As such, the current plan is to create some sort of Emulator::Settings
interface. With that, I'll connect an option for color correction, which
will be on by default. For FC/SFC, that will mean gamma correction
(darker / stronger colors), and for GB/GBC/GBA, it will mean simulating
the weird brightness levels of the displays. I am undecided on whether
to use pea soup green for the GB or not. By not doing so, it'll be
easier for the display emulation shader to do it.
byuu says:
Changelog:
- added Cocoa target: higan can now be compiled for OS X Lion
[Cydrak, byuu]
- SNES/accuracy profile hires color blending improvements - fixes
Marvelous text [AWJ]
- fixed a slight bug in SNES/SA-1 VBR support caused by a typo
- added support for multi-pass shaders that can load external textures
(requires OpenGL 3.2+)
- added game library path (used by ananke->Import Game) to
Settings->Advanced
- system profiles, shaders and cheats database can be stored in "all
users" shared folders now (eg /usr/share on Linux)

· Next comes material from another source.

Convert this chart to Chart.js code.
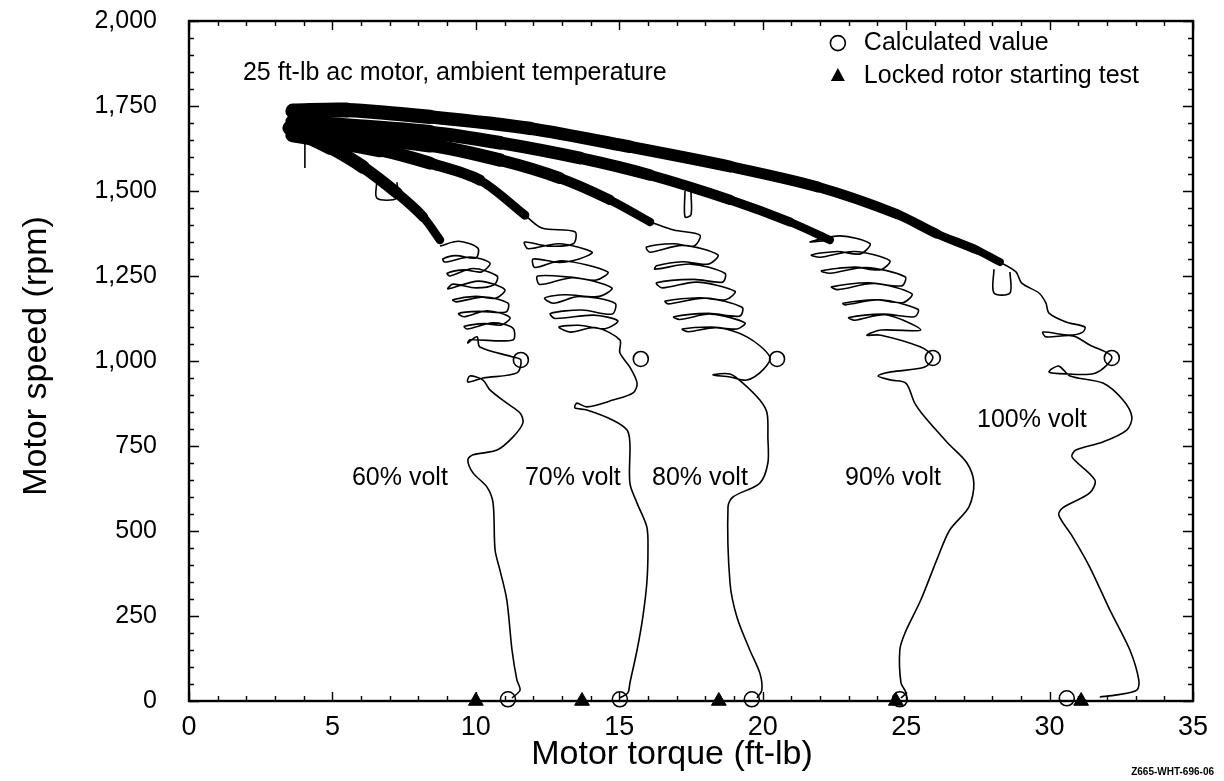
<!DOCTYPE html>
<html>
<head>
<meta charset="utf-8">
<script src="https://cdn.jsdelivr.net/npm/chart.js@4.4.0/dist/chart.umd.min.js"></script>
<style>
  html, body { margin: 0; padding: 0; background: #fff; }
</style>
</head>
<body>
<canvas id="myChart" width="1224" height="781"></canvas>
<script>
// --- DATA (torque ft-lb, speed rpm) ---
// thick noisy bands at the top of each run
const band100 = [[3.62, 1735], [5.5, 1738], [8.4, 1718], [11.89, 1684], [15.37, 1630], [18.86, 1572], [21.92, 1512], [24.68, 1432], [26.07, 1374], [27.47, 1326], [28.27, 1291]];
const band90 = [[3.62, 1703], [8.4, 1672], [10.84, 1642], [13.63, 1597], [16.07, 1547], [18.86, 1474], [20.95, 1409], [22.34, 1356]];
const band80 = [[3.62, 1679], [8.4, 1635], [10.84, 1591], [12.93, 1538], [14.67, 1474], [16.07, 1409]];
const band70 = [[3.62, 1665], [6.66, 1621], [8.4, 1582], [10.14, 1532], [11.71, 1429]];
const band60 = [[3.52, 1685], [4.91, 1629], [6.06, 1571], [7.25, 1494], [8.16, 1424], [8.75, 1356]];

// looping part + single run down to locked rotor
const trace60 = [
  [8.75, 1338], [9.4, 1352], [10.07, 1332], [10.0, 1303], [9.3, 1310], [8.85, 1300],
  [8.92, 1291], [9.8, 1306], [10.49, 1288], [10.2, 1262], [9.6, 1268], [9.0, 1258],
  [9.1, 1250], [9.9, 1272], [10.74, 1250], [10.65, 1225], [10.0, 1215], [9.2, 1226],
  [9.03, 1212], [10.1, 1235], [11.01, 1210], [10.7, 1185], [10.0, 1190], [9.2, 1180],
  [9.31, 1174], [10.3, 1188], [11.12, 1170], [11.05, 1144], [10.1, 1146], [9.4, 1140],
  [9.6, 1130], [10.4, 1148], [11.19, 1128], [10.9, 1106], [10.3, 1110], [9.6, 1102],
  [9.69, 1094], [10.6, 1112], [11.29, 1097], [11.29, 1062],
  [9.79, 1062], [9.72, 1053], [10.04, 1071], [10.14, 1041], [11.29, 1012], [11.57, 1003], [11.43, 965], [10.25, 950], [9.72, 938], [9.79, 956], [10.25, 944], [10.49, 915], [11.08, 876], [11.54, 847], [11.64, 818], [11.29, 776], [10.74, 738], [9.9, 724], [9.72, 709], [9.9, 671], [10.39, 629], [10.6, 582], [10.67, 444], [10.84, 385], [11.08, 297], [11.26, 150], [11.43, 62], [11.54, 32], [11.26, 9]];
const trace70 = [
  [11.71, 1429], [12.3, 1391], [13.45, 1380], [13.4, 1345], [12.5, 1338], [11.7, 1350],
  [11.82, 1330], [12.9, 1345], [14.05, 1320], [13.6, 1300], [12.9, 1290], [12.0, 1300],
  [12.06, 1275], [13.0, 1295], [14.6, 1262], [14.2, 1238], [13.5, 1245], [12.15, 1250],
  [12.23, 1225], [13.4, 1245], [14.74, 1215], [14.3, 1190], [13.1, 1195], [12.4, 1185],
  [12.7, 1170], [13.6, 1190], [14.85, 1170], [14.75, 1138], [13.7, 1150], [12.6, 1140],
  [12.76, 1125], [14.1, 1135], [14.95, 1118], [14.5, 1095], [13.6, 1105], [12.9, 1100],
  [13.3, 1085], [14.2, 1098], [15.02, 1062],
  [15.02, 1024], [15.37, 982], [15.62, 935], [15.48, 906], [14.78, 885], [13.87, 865], [13.52, 876], [13.45, 862], [13.87, 856], [14.78, 826], [15.27, 797], [15.37, 759], [15.37, 641], [15.62, 582], [15.96, 512], [16.0, 444], [15.96, 347], [15.82, 247], [15.62, 150], [15.37, 53], [15.3, 24], [15.02, 9]];
const trace80 = [
  [16.07, 1409], [16.9, 1385], [17.81, 1370], [17.6, 1338], [16.9, 1345], [15.95, 1335],
  [16.07, 1320], [17.2, 1340], [18.44, 1312], [18.1, 1285], [17.2, 1292], [16.3, 1280],
  [16.24, 1270], [17.5, 1285], [18.68, 1258], [18.6, 1232], [17.6, 1240], [16.3, 1230],
  [16.5, 1215], [17.7, 1232], [19.03, 1205], [18.7, 1180], [17.8, 1186], [16.6, 1176],
  [16.7, 1168], [18.0, 1185], [19.28, 1158], [19.2, 1132], [18.1, 1140], [16.9, 1130],
  [17.1, 1122], [18.2, 1138], [19.38, 1112], [19.1, 1094], [18.2, 1100], [17.2, 1094],
  [17.4, 1086], [18.4, 1098], [19.45, 1071],
  [20.25, 1012], [20.01, 974], [19.45, 944], [18.86, 953], [18.26, 959], [18.86, 962], [19.31, 935], [19.9, 885], [20.15, 847], [20.18, 776], [20.18, 700], [19.9, 641], [18.96, 600], [18.79, 571], [18.86, 347], [19.1, 247], [19.55, 150], [19.9, 82], [19.97, 32], [19.8, 9]];
const trace90 = [
  [22.34, 1356], [21.65, 1350], [22.7, 1368], [23.74, 1345], [23.4, 1315], [22.6, 1322], [21.7, 1312],
  [21.99, 1305], [23.2, 1322], [24.43, 1295], [24.1, 1268], [23.2, 1276], [22.05, 1265],
  [22.34, 1258], [23.6, 1275], [24.96, 1248], [24.85, 1221], [23.7, 1230], [22.4, 1218],
  [22.62, 1210], [23.9, 1228], [25.2, 1198], [24.9, 1172], [23.9, 1180], [22.8, 1170],
  [22.87, 1165], [24.1, 1180], [25.41, 1152], [25.3, 1130], [24.2, 1138], [23.0, 1128],
  [23.2, 1120], [24.3, 1136], [25.51, 1091],
  [24.12, 1091], [23.63, 1076], [24.12, 1076], [25.51, 1041], [25.93, 1012], [25.65, 982], [24.47, 968], [24.02, 956], [24.47, 944], [24.99, 935], [25.3, 876], [25.65, 835], [26.45, 759], [27.12, 700], [27.36, 641], [27.19, 571], [26.52, 503], [26.11, 424], [25.51, 297], [24.96, 200], [24.78, 150], [24.82, 53], [24.99, 24], [24.82, 9]];
const trace100 = [[28.27, 1291], [28.83, 1262], [29.03, 1229], [29.63, 1200], [29.87, 1171], [29.98, 1141], [30.57, 1115], [31.23, 1100], [31.16, 1085], [30.71, 1076], [29.77, 1085], [29.87, 1071], [30.81, 1074], [31.4, 1047], [32.17, 1012], [31.61, 965], [30.57, 962], [29.98, 968], [30.32, 985], [30.71, 956], [31.86, 935], [32.56, 885], [32.87, 835], [32.69, 797], [31.86, 762], [30.92, 738], [30.78, 718], [31.58, 650], [31.4, 612], [30.46, 568], [30.32, 547], [30.81, 482], [31.4, 394], [32.1, 268], [32.8, 150], [33.11, 62], [33.04, 32], [32.35, 18], [31.75, 12]];

// small glitches in the recordings
const glitches = [
  [[4.04, 1660], [4.04, 1568]],
  [[6.55, 1530], [6.55, 1479], [7.25, 1479], [7.25, 1526]],
  [[17.29, 1500], [17.29, 1424], [17.5, 1430], [17.5, 1497]],
  [[28.06, 1270], [28.06, 1200], [28.62, 1200], [28.62, 1262]],
];

// markers
const calculated = [[11.57, 1003], [15.75, 1006], [20.5, 1006], [25.93, 1009], [32.17, 1009], [11.12, 5], [15.02, 5], [19.62, 5], [24.78, 5], [30.6, 8]];
const lockedRotor = [[10.0, 0], [13.7, 0], [18.47, 0], [24.64, 0], [31.1, 0]];

// text
const voltLabels = ["60% volt", "70% volt", "80% volt", "90% volt", "100% volt"];
const noteText = "25 ft-lb ac motor, ambient temperature";
const legendText = ["Calculated value", "Locked rotor starting test"];
const xTitle = "Motor torque (ft-lb)";
const yTitle = "Motor speed (rpm)";
// ---------------------------------

const FONT = "'Liberation Sans', Arial, Helvetica, sans-serif";
Chart.defaults.font.family = FONT;
Chart.defaults.color = "#000";

const toXY = (pts) => pts.map(([x, y]) => ({ x, y }));

// --- thick band, narrowing toward its end ---
const bandSet = (pts) => ({
  data: toXY(pts),
  showLine: true,
  borderColor: "#000",
  borderWidth: 12,
  borderCapStyle: "round",
  borderJoinStyle: "round",
  pointRadius: 0,
  tension: 0.3,
  segment: {
    borderWidth: (ctx) => 15 - 8 * (ctx.p0DataIndex / (pts.length - 1)),
  },
});

const traceSet = (pts) => ({
  data: toXY(pts),
  showLine: true,
  borderColor: "#000",
  borderWidth: 1.6,
  borderJoinStyle: "round",
  pointRadius: 0,
  tension: 0.3,
});

// --- PLUGIN: frame with inward ticks on all four sides ---
const frameTicks = {
  id: "frameTicks",
  afterDraw(chart) {
    const { ctx, chartArea: { left, right, top, bottom }, scales: { x, y } } = chart;
    ctx.save();
    ctx.strokeStyle = "#000";
    ctx.lineWidth = 1.4;
    ctx.beginPath();
    for (let v = 0; v <= 35; v++) {
      const px = Math.round(x.getPixelForValue(v)) + 0.5;
      const len = v % 5 === 0 ? 9 : 5;
      ctx.moveTo(px, bottom); ctx.lineTo(px, bottom - len);
      ctx.moveTo(px, top); ctx.lineTo(px, top + len);
    }
    for (let v = 0; v <= 2000; v += 50) {
      const py = Math.round(y.getPixelForValue(v)) + 0.5;
      const len = v % 250 === 0 ? 10 : 5;
      ctx.moveTo(left, py); ctx.lineTo(left + len, py);
      ctx.moveTo(right, py); ctx.lineTo(right - len, py);
    }
    ctx.stroke();
    ctx.lineWidth = 2.4;
    ctx.strokeRect(left, top, right - left, bottom - top);
    ctx.restore();
  },
};

// --- PLUGIN: axis titles, annotations and legend ---
const notes = {
  id: "notes",
  afterDatasetsDraw(chart, args, options) {
    const { ctx, scales: { x, y } } = chart;
    ctx.save();
    ctx.fillStyle = "#000";
    ctx.textBaseline = "middle";

    // axis titles
    ctx.font = `34px ${FONT}`;
    ctx.textAlign = "center";
    ctx.fillText(xTitle, options.xTitlePos[0], options.xTitlePos[1]);
    ctx.save();
    ctx.translate(options.yTitlePos[0], options.yTitlePos[1]);
    ctx.rotate(-Math.PI / 2);
    ctx.fillText(yTitle, 0, 0);
    ctx.restore();

    ctx.textAlign = "left";
    ctx.font = `25px ${FONT}`;
    ctx.fillText(noteText, x.getPixelForValue(options.notePos[0]), y.getPixelForValue(options.notePos[1]));
    voltLabels.forEach((t, i) => {
      const [vx, vy] = options.voltPos[i];
      ctx.fillText(t, x.getPixelForValue(vx), y.getPixelForValue(vy));
    });

    // legend
    const lx = x.getPixelForValue(options.legendPos[0]);
    const ly0 = y.getPixelForValue(options.legendPos[1]);
    const ly1 = y.getPixelForValue(options.legendPos[2]);
    ctx.lineWidth = 1.6;
    ctx.strokeStyle = "#000";
    ctx.beginPath();
    ctx.arc(lx, ly0, 7.5, 0, Math.PI * 2);
    ctx.stroke();
    ctx.beginPath();
    ctx.moveTo(lx, ly1 - 8);
    ctx.lineTo(lx + 7, ly1 + 5);
    ctx.lineTo(lx - 7, ly1 + 5);
    ctx.closePath();
    ctx.fill();
    ctx.fillText(legendText[0], lx + 26, ly0);
    ctx.fillText(legendText[1], lx + 26, ly1);

    // figure id
    ctx.font = `bold 10px ${FONT}`;
    ctx.textAlign = "right";
    ctx.fillText("Z665-WHT-696-06", 1214, 772);
    ctx.restore();
  },
};

const datasets = [
  bandSet(band100), bandSet(band90), bandSet(band80), bandSet(band70), bandSet(band60),
  traceSet(trace60), traceSet(trace70), traceSet(trace80), traceSet(trace90), traceSet(trace100),
  ...glitches.map(traceSet),
  {
    data: toXY(calculated),
    pointStyle: "circle",
    pointRadius: 7.5,
    pointBorderWidth: 1.6,
    pointBorderColor: "#000",
    pointBackgroundColor: "rgba(0,0,0,0)",
    clip: false,
  },
  {
    data: toXY(lockedRotor),
    pointStyle: "triangle",
    pointRadius: 8.5,
    pointBorderWidth: 1,
    pointBorderColor: "#000",
    pointBackgroundColor: "#000",
    clip: false,
  },
];

const myChart = new Chart(document.getElementById("myChart"), {
  type: "scatter",
  data: { datasets },
  options: {
    responsive: false,
    animation: false,
    devicePixelRatio: 1,
    layout: { padding: { top: 21, right: 31, left: 0, bottom: 0 } },
    plugins: {
      legend: { display: false },
      tooltip: { enabled: false },
      notes: {
        xTitlePos: [672, 755],
        yTitlePos: [37, 356],
        notePos: [1.88, 1847],
        voltPos: [[5.68, 656], [11.71, 656], [16.14, 656], [22.87, 656], [27.47, 826]],
        legendPos: [22.62, 1935, 1838],
      },
    },
    scales: {
      x: {
        type: "linear",
        min: 0,
        max: 35,
        grid: { display: false, drawTicks: false },
        border: { display: false },
        ticks: { stepSize: 5, padding: 10, font: { size: 27 }, color: "#000" },
        afterFit: (scale) => { scale.height = 80; },
      },
      y: {
        type: "linear",
        min: 0,
        max: 2000,
        grid: { display: false, drawTicks: false },
        border: { display: false },
        ticks: {
          stepSize: 250,
          padding: 32,
          font: { size: 25 },
          color: "#000",
          callback: (v) => v.toLocaleString("en-US"),
        },
        afterFit: (scale) => {
          scale.width = 189;
          // tick padding is also added above/below the axis; drop it
          scale.paddingTop = 0;
          scale.paddingBottom = 0;
        },
      },
    },
  },
  plugins: [frameTicks, notes],
});
</script>
</body>
</html>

- all configuration files are in BML format now, instead of XML (much
easier to read and edit this way)
- main window supports drag-and-drop of game folders (but not game files
/ ZIP archives)
- audio buffer clears when entering a modal loop on Windows (prevents
audio repetition with DirectSound driver)
- a substantial amount of code clean-up (probably the biggest
refactoring to date)
One highly desired target for this release was to default to the optimal
drivers instead of the safest drivers, but because AMD drivers don't
seem to like my OpenGL 3.2 driver, I've decided to postpone that. AMD
has too big a market share. Hopefully with v093 officially released, we
can get some public input on what AMD doesn't like.